All in all, by their nature, local government elections seek to uphold and implement the crucial analytical root of liberal democratic political system, vis-à-vis, the principle of separation of power and that of checks and balances as traditional pillars for the creation of equitable socio-economic and political development, aimed at empowering the grassroots and all other minorities and the rule of law. Without councilors, the choice made by people in 1994 for representative local democracy is not being respected, hence forth making them look at democracy and decentralization as meaningless. Adherence and respect for provisions of the constitution has highly been undermined and it is therefore clear that government is diluting some values of democracy in the absence of councilors.
In addition government must also stop lying that there are no funds. Local government elections, just like general elections, must be planned as office time draws to the end. We voted for democratic system of government in 1993, therefore we must just be ready to fulfill its principles. The government must know that as a democratic country, we cannot run without the representatives of local people. It will mean that we are going back to authoritarian system. MEC commissioners’ wrangles must be solve with no delays, the government side must justify where it went wrong, and with other political parties solve the problem. The wrangles are not doing Malawians any better.
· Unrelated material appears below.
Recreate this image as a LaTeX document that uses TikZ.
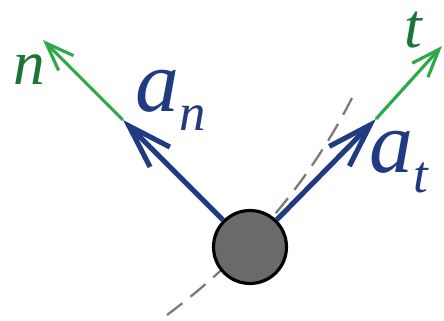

It is therefore imperative for all concerned civil society organizations and NGOs who are working hard to consolidate our democracy to find means and ways of addressing this disgracing situation. A clear date must be set at the soonest as to when to hold local government elections so that Malawians are not infringed of their rights like to have right to have local representative and right to participate in their local affairs. It is also high time the government started to uphold and protect the law by following what it guarantees, and Local government election will also be a test of government’s commitment to democracy in the country. In democratic country like Malawi , we should always keep in mind that local assemblies play a very important role in the upholding of democratic principles since local governments also consolidate democracy through participation at the grassroots. In addition, it is also unreasonable for a country that is talking of decentralization, to be reluctant to hold local government elections. In addition, councillors are the key to the enhancement of good governance and rule on public trust, transparence and accountability which are keystone features of the constitution and good governance in democracy. It would therefore be impractical to delay local government elections any further. Human rights have already been infringed and democratic principles broken, Malawians need local government elections to replace councilors soon or else. A clear date must be set aside.